Pass-Through Tax Hikes

Finally, let’s revisit the justifications P-S identify for why Section 199A was created in the first place. Parity and economic growth were definitely in the mix, but the primary reason the Main Street community argued for rate relief was our desire to avoid a tax hike.

Starting with the Obama budget and extending through all those Camp drafts, Paul Ryan’s efforts when he chaired Ways and Means, and finally the Brady draft, Main Street correctly argued that the base broadening included in the corporate reforms would result in a tax hike on the pass-through sector. It’s our tax base too, after all. TCJA base broadeners that raise taxes on pass-throughs included:

  • SALT Cap
  • Section 163(j) Interest Deduction Cap
  • Section 461(l) Loss Limitation Rules
  • Section 212 Deduction Limitations
  • Section 199 Manufacturing Deduction Repeal
  • Section 174 R&E Amortization

Those tax hikes are preserved in the P-S plan without the Section 199A deduction to help offset them.  The P-S plan would make the pass-through tax base broader and their rates higher than pre-TCJA.

Full Circle

We are in danger of coming full circle here.  Pre-1986 tax reform, the C corporation was the tax shelter of choice; every rich person had one.  They would earn their income in the C corporation and then load up the company with as many personal expenses as possible – apartments, cars, trips, whatever they could get away with.  The goal was to apply the lower corporate rate to a smaller base of income.

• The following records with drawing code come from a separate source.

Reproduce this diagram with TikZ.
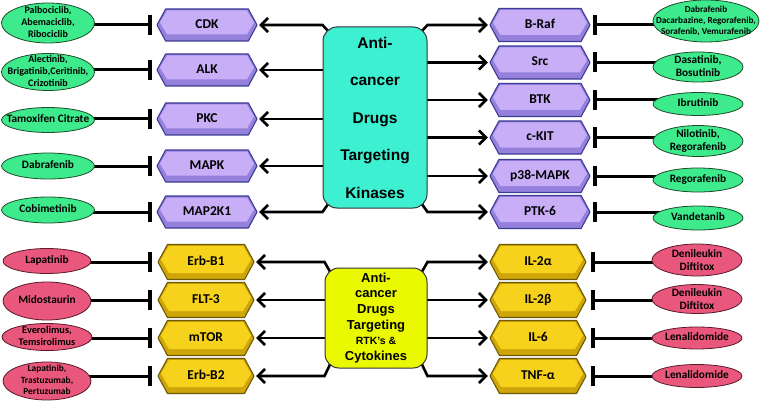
\documentclass[tikz,border=0pt]{standalone}
\usepackage{fontspec}
\newfontfamily\labfont{Carlito}
\newfontfamily\boxfont{Liberation Sans}
\usetikzlibrary{arrows.meta,shapes.geometric}
\pgfdeclarelayer{bg}
\pgfsetlayers{bg,main}
\definecolor{grn}{HTML}{3DEB8C}
\definecolor{grnline}{HTML}{1E4A2A}
\definecolor{redf}{HTML}{E9587C}
\definecolor{redline}{HTML}{5A1A28}
\definecolor{purface}{HTML}{C8AEF7}
\definecolor{purbevel}{HTML}{9580DC}
\definecolor{purline}{HTML}{3C3C96}
\definecolor{yelface}{HTML}{F7D21C}
\definecolor{yelbevel}{HTML}{CFA60A}
\definecolor{yelline}{HTML}{6E5A00}
\definecolor{turq}{HTML}{3DF0D2}
\definecolor{lemon}{HTML}{EBF900}
\newcommand\etx[1]{\makebox[0pt]{\smash{\raisebox{-0.25em}{\begin{tabular}{@{}c@{}}#1\end{tabular}}}}}
\newcommand\hexnode[7]{%
 \pgfmathsetmacro\hxl{#2-#4/2}%
 \pgfmathsetmacro\hxr{#2+#4/2}%
 \pgfmathsetmacro\hyt{#3-#5/2}%
 \pgfmathsetmacro\hyb{#3+#5/2}%
 \pgfmathsetmacro\hdd{#5*0.27}%
 \pgfmathsetmacro\hft{\hyt+1.5}%
 \pgfmathsetmacro\hfb{\hyb-6.5}%
 \pgfmathsetmacro\hfm{(\hft+\hfb)/2}%
 \fill[#6bevel] (\hxl,#3) -- (\hxl+\hdd,\hyt) -- (\hxr-\hdd,\hyt) -- (\hxr,#3) -- (\hxr-\hdd,\hyb) -- (\hxl+\hdd,\hyb) -- cycle;
 \fill[#6face] (\hxl+3,\hfm) -- (\hxl+\hdd+1.5,\hft) -- (\hxr-\hdd-1.5,\hft) -- (\hxr-3,\hfm) -- (\hxr-\hdd-1.5,\hfb) -- (\hxl+\hdd+1.5,\hfb) -- cycle;
 \draw[#6line, line width=1.1pt, line join=round] (\hxl,#3) -- (\hxl+\hdd,\hyt) -- (\hxr-\hdd,\hyt) -- (\hxr,#3) -- (\hxr-\hdd,\hyb) -- (\hxl+\hdd,\hyb) -- cycle;
 \node[hexlab, minimum width=#4, minimum height=#5] (#1) at (#2,#3) {\raisebox{2pt}{#7}};
}
\begin{document}
\begin{tikzpicture}[x=1pt,y=-1pt,
  hexlab/.style={inner sep=0pt, font=\labfont\bfseries\fontsize{13.5}{15}\selectfont},
  gell/.style={ellipse, draw=grnline, fill=grn, line width=0.8pt, inner sep=0pt},
  rell/.style={ellipse, draw=redline, fill=redf, line width=0.8pt, inner sep=0pt},
  fA/.style={font=\labfont\bfseries\fontsize{11.3}{13}\selectfont},
  fB/.style={font=\labfont\bfseries\fontsize{10}{11.7}\selectfont},
  fC/.style={font=\labfont\bfseries\fontsize{9.2}{11}\selectfont},
  karr/.style={line width=2.6pt, -{Straight Barb[length=7pt,width=14pt]}, shorten >=2pt, line join=miter},
  inh/.style={line width=3pt, -{Bar[width=20pt,line width=3.5pt]}},
  cbox/.style={draw=black!80, line width=1pt, rounded corners=14pt, inner sep=0pt, align=center}
]
\useasboundingbox (0,0) rectangle (760,401);
\begin{pgfonlayer}{bg}
\fill[white] (0,0) rectangle (760,401);
\end{pgfonlayer}

% central boxes
\node[cbox, fill=turq, minimum width=104, minimum height=181,
  font=\boxfont\bfseries\fontsize{15.5}{37.5}\selectfont] (K) at (375,117.5)
  {Anti-\\cancer\\Drugs\\Targeting\\Kinases};
\node[cbox, fill=lemon, minimum width=102, minimum height=100,
  font=\boxfont\bfseries\fontsize{13}{15.6}\selectfont] (Y) at (376,318)
  {Anti-\\cancer\\Drugs\\Targeting\\{\fontsize{10.5}{15.6}\selectfont RTK’s \&}\\Cytokines};

% purple hexagons
\hexnode{CDK}{207}{25}{100}{32}{pur}{CDK}
\hexnode{ALK}{207}{70}{100}{32}{pur}{ALK}
\hexnode{PKC}{207}{119}{100}{32}{pur}{PKC}
\hexnode{MAPK}{207}{166}{100}{32}{pur}{MAPK}
\hexnode{MAPtwo}{207}{212}{100}{32}{pur}{MAP2K1}
\hexnode{BRaf}{540}{25}{100}{33}{pur}{B-Raf}
\hexnode{Src}{540}{62.5}{100}{33}{pur}{Src}
\hexnode{BTK}{540}{100}{100}{33}{pur}{BTK}
\hexnode{cKIT}{540}{137.5}{100}{33}{pur}{c-KIT}
\hexnode{pMAPK}{540}{176}{100}{33}{pur}{p38-MAPK}
\hexnode{PTK}{540}{212}{100}{33}{pur}{PTK-6}

% yellow hexagons
\hexnode{ErbA}{206}{262}{96}{35}{yel}{Erb-B1}
\hexnode{FLT}{206}{300}{96}{35}{yel}{FLT-3}
\hexnode{mTOR}{206}{338}{96}{35}{yel}{mTOR}
\hexnode{ErbB}{206}{376}{96}{35}{yel}{Erb-B2}
\hexnode{ILa}{538}{262}{96}{35}{yel}{IL-2α}
\hexnode{ILb}{538}{300}{96}{35}{yel}{IL-2β}
\hexnode{ILsix}{538}{338}{96}{35}{yel}{IL-6}
\hexnode{TNF}{538}{376}{96}{35}{yel}{TNF-α}

% green ellipses left
\node[gell, fB, minimum width=93, minimum height=40] (g1) at (48,23) {\etx{Palbociclib,\\Abemaciclib,\\Ribociclib}};
\node[gell, fB, minimum width=93, minimum height=37] (g2) at (48,72) {\etx{Alectinib,\\Brigatinib,Ceritinib,\\Crizotinib}};
\node[gell, fA, minimum width=93, minimum height=25] (g3) at (48,120) {\etx{Tamoxifen Citrate}};
\node[gell, fA, minimum width=93, minimum height=26] (g4) at (48,166) {\etx{Dabrafenib}};
\node[gell, fA, minimum width=93, minimum height=26] (g5) at (48,210) {\etx{Cobimetinib}};

% green ellipses right
\node[gell, fC, minimum width=106, minimum height=42] (h1) at (706,21) {\etx{Dabrafenib\\Dacarbazine, Regorafenib,\\Sorafenib, Vemurafenib}};
\node[gell, fA, minimum width=90, minimum height=30] (h2) at (698,67) {\etx{Dasatinib,\\Bosutinib}};
\node[gell, fA, minimum width=90, minimum height=23] (h3) at (698,104) {\etx{Ibrutinib}};
\node[gell, fA, minimum width=90, minimum height=31] (h4) at (698,141) {\etx{Nilotinib,\\Regorafenib}};
\node[gell, fA, minimum width=90, minimum height=24] (h5) at (698,180) {\etx{Regorafenib}};
\node[gell, fA, minimum width=90, minimum height=24] (h6) at (698,218) {\etx{Vandetanib}};

% red ellipses left
\node[rell, fA, minimum width=88, minimum height=25] (r1) at (47,261) {\etx{Lapatinib}};
\node[rell, fA, minimum width=88, minimum height=38] (r2) at (47,301) {\etx{Midostaurin}};
\node[rell, font=\labfont\bfseries\fontsize{10.3}{12}\selectfont, minimum width=90, minimum height=27] (r3) at (47,337) {\etx{Everolimus,\\Temsirolimus}};
\node[rell, font=\labfont\bfseries\fontsize{9.4}{11.5}\selectfont, minimum width=88, minimum height=38] (r4) at (47,381) {\etx{Lapatinib,\\Trastuzumab,\\Pertuzumab}};

% red ellipses right
\node[rell, fA, minimum width=90, minimum height=32] (s1) at (697,260) {\raisebox{-3pt}{\etx{Denileukin\\Diftitox}}};
\node[rell, fA, minimum width=90, minimum height=29] (s2) at (697,299) {\raisebox{-3pt}{\etx{Denileukin\\Diftitox}}};
\node[rell, fA, minimum width=90, minimum height=22] (s3) at (697,338) {\etx{Lenalidomide}};
\node[rell, fA, minimum width=90, minimum height=23] (s4) at (697,376) {\etx{Lenalidomide}};

\begin{pgfonlayer}{bg}
% kinase box arrows, left
\draw[karr] ([shift={(6,5)}]K.north west) -- (K.north west |- CDK.east) -- (CDK.east);
\draw[karr] (K.center |- ALK.east) -- (ALK.east);
\draw[karr] (K.center |- PKC.east) -- (PKC.east);
\draw[karr] (K.center |- MAPK.east) -- (MAPK.east);
\draw[karr] ([shift={(6,-5)}]K.south west) -- (K.south west |- MAPtwo.east) -- (MAPtwo.east);
% kinase box arrows, right
\draw[karr] ([shift={(-6,5)}]K.north east) -- (K.north east |- BRaf.west) -- (BRaf.west);
\draw[karr] (K.center |- Src.west) -- (Src.west);
\draw[karr] (K.center |- BTK.west) -- (BTK.west);
\draw[karr] (K.center |- cKIT.west) -- (cKIT.west);
\draw[karr] (K.center |- pMAPK.west) -- (pMAPK.west);
\draw[karr] ([shift={(-6,-5)}]K.south east) -- (K.south east |- PTK.west) -- (PTK.west);
% RTK box arrows
\draw[karr] ([shift={(6,5)}]Y.north west) -- (Y.north west |- ErbA.east) -- (ErbA.east);
\draw[karr] (Y.center |- FLT.east) -- (FLT.east);
\draw[karr] (Y.center |- mTOR.east) -- (mTOR.east);
\draw[karr] ([shift={(6,-5)}]Y.south west) -- (Y.south west |- ErbB.east) -- (ErbB.east);
\draw[karr] ([shift={(-6,5)}]Y.north east) -- (Y.north east |- ILa.west) -- (ILa.west);
\draw[karr] (Y.center |- ILb.west) -- (ILb.west);
\draw[karr] (Y.center |- ILsix.west) -- (ILsix.west);
\draw[karr] ([shift={(-6,-5)}]Y.south east) -- (Y.south east |- TNF.west) -- (TNF.west);
% inhibitors
\draw[inh, shorten >=5pt] (g1.center |- CDK.west) -- (CDK.west);
\draw[inh, shorten >=5pt] (g2.center |- ALK.west) -- (ALK.west);
\draw[inh, shorten >=5pt] (g3.center |- PKC.west) -- (PKC.west);
\draw[inh, shorten >=5pt] (g4.center |- MAPK.west) -- (MAPK.west);
\draw[inh, shorten >=5pt] (g5.center |- MAPtwo.west) -- (MAPtwo.west);
\draw[inh, shorten >=3pt] (h1.center |- BRaf.east) -- (BRaf.east);
\draw[inh, shorten >=3pt] (h2.center |- Src.east) -- (Src.east);
\draw[inh, shorten >=3pt] (h3.center |- BTK.east) -- (BTK.east);
\draw[inh, shorten >=3pt] (h4.center |- cKIT.east) -- (cKIT.east);
\draw[inh, shorten >=3pt] (h5.center |- pMAPK.east) -- (pMAPK.east);
\draw[inh, shorten >=3pt] (h6.center |- PTK.east) -- (PTK.east);
\draw[inh, shorten >=6pt] (r1.center |- ErbA.west) -- (ErbA.west);
\draw[inh, shorten >=6pt] (r2.center |- FLT.west) -- (FLT.west);
\draw[inh, shorten >=6pt] (r3.center |- mTOR.west) -- (mTOR.west);
\draw[inh, shorten >=6pt] (r4.center |- ErbB.west) -- (ErbB.west);
\draw[inh, shorten >=5pt] (s1.center |- ILa.east) -- (ILa.east);
\draw[inh, shorten >=5pt] (s2.center |- ILb.east) -- (ILb.east);
\draw[inh, shorten >=5pt] (s3.center |- ILsix.east) -- (ILsix.east);
\draw[inh, shorten >=5pt] (s4.center |- TNF.east) -- (TNF.east);
\end{pgfonlayer}
\end{tikzpicture}
\end{document}
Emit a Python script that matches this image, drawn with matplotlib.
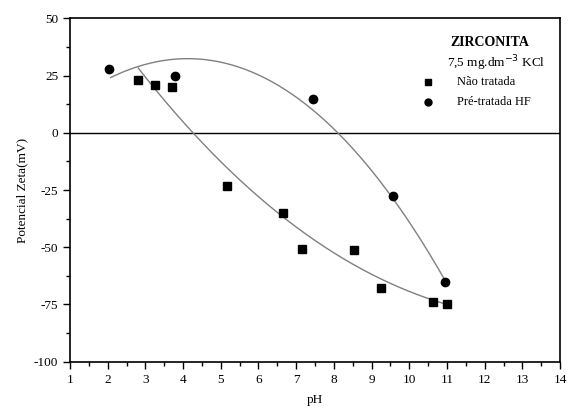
import numpy as np
import matplotlib
matplotlib.use("Agg")
import matplotlib.pyplot as plt
from matplotlib.ticker import MultipleLocator

# Measured data
ph_nt = [2.80, 3.26, 3.70, 5.16, 6.66, 7.15, 8.53, 9.24, 10.63, 11.0]
zeta_nt = [23.0, 21.0, 20.0, -23.1, -34.9, -50.8, -51.3, -67.7, -73.8, -74.8]
ph_hf = [2.03, 3.79, 7.45, 9.58, 10.95]
zeta_hf = [27.8, 24.8, 14.6, -27.6, -65.0]

# Fitted curves (sample points along each drawn curve)
curve_nt_x = [2.81, 4.23, 4.85, 6.57, 7.98, 9.04, 9.24, 10.63, 11.0]
curve_nt_y = [29.0, 0.0, -12.0, -33.8, -49.8, -63.5, -66.0, -73.0, -74.2]
curve_hf_x = [2.08, 2.81, 4.45, 7.63, 8.0, 9.58, 10.95]
curve_hf_y = [24.0, 29.0, 32.5, 7.8, 0.0, -27.6, -65.0]

plt.rcParams['font.family'] = ['Liberation Serif', 'DejaVu Serif']
plt.rcParams['axes.unicode_minus'] = False

fig = plt.figure(figsize=(5.68, 4.13), dpi=100)
ax = fig.add_axes([0.1232, 0.1242, 0.8628, 0.8315])

# curves
for cx, cy in ((curve_nt_x, curve_nt_y), (curve_hf_x, curve_hf_y)):
    coef = np.polyfit(cx, cy, 3)
    xs = np.linspace(min(cx), max(cx), 200)
    ax.plot(xs, np.polyval(coef, xs), color='#808080', lw=1.0, zorder=2)

ax.axhline(0, color='black', lw=1.0, zorder=1)

ax.plot(ph_nt, zeta_nt, 's', color='black', ms=5.5, zorder=3)
ax.plot(ph_hf, zeta_hf, 'o', color='black', ms=6, zorder=3)

ax.set_xlim(1, 14)
ax.set_ylim(-100, 50)
ax.xaxis.set_major_locator(MultipleLocator(1))
ax.xaxis.set_minor_locator(MultipleLocator(0.5))
ax.yaxis.set_major_locator(MultipleLocator(25))
ax.yaxis.set_minor_locator(MultipleLocator(12.5))
ax.tick_params(which='major', direction='out', length=5, width=1, labelsize=9.5)
ax.tick_params(which='minor', direction='out', length=3, width=1)
for s in ax.spines.values():
    s.set_linewidth(1.2)

ax.set_xlabel('pH', fontsize=9.5, labelpad=6)
ax.set_ylabel('Potencial Zeta(mV)', fontsize=9.5, labelpad=4)

# legend block
ax.text(0.857, 0.929, 'ZIRCONITA', transform=ax.transAxes, fontsize=10,
        fontweight='bold', ha='center', va='center')
ax.text(0.869, 0.870, r'7,5 mg.dm$^{-3}$ KCl', transform=ax.transAxes, fontsize=9.5,
        ha='center', va='center')
ax.plot([0.731], [0.815], 's', color='black', ms=5, transform=ax.transAxes)
ax.text(0.789, 0.815, 'Não tratada', transform=ax.transAxes, fontsize=9,
        ha='left', va='center')
ax.plot([0.731], [0.757], 'o', color='black', ms=5, transform=ax.transAxes)
ax.text(0.789, 0.757, 'Pré-tratada HF', transform=ax.transAxes, fontsize=9,
        ha='left', va='center')

fig.savefig('out.png', dpi=100)
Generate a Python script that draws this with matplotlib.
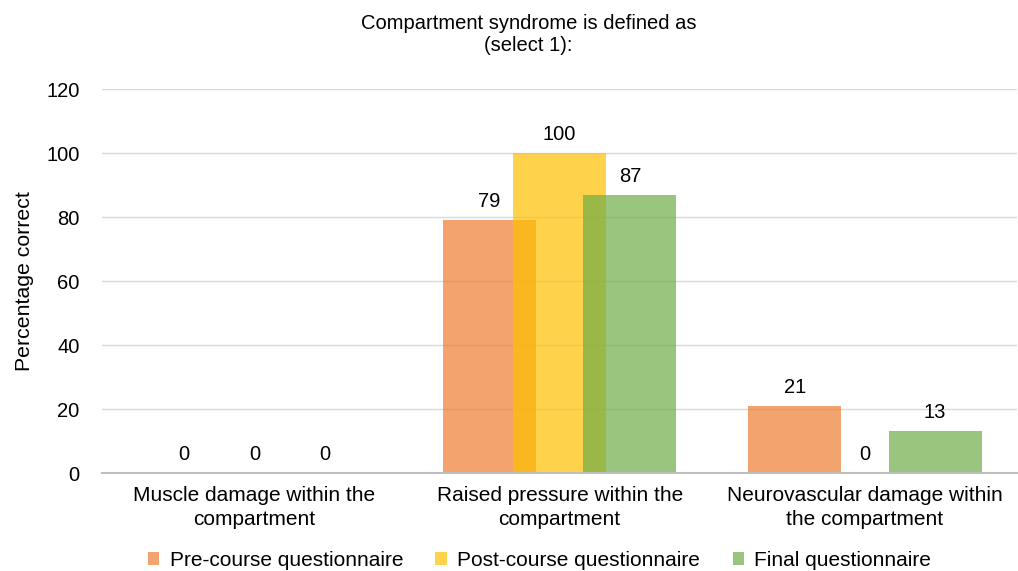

This gaming ended post-86 when rates on individuals, pass-throughs and C corporations were consolidated into the same neighborhood (for a while, the top rates were even the same).  The result was the abandonment of the C corporation shelter and a massive shift of business activity into the superior pass-through form.

Now P-S and their colleagues would return us to the bad old days of tax cheating C corporations.  It’s not an improvement, and it’s going to hurt most of the country. Congress should reject this approach.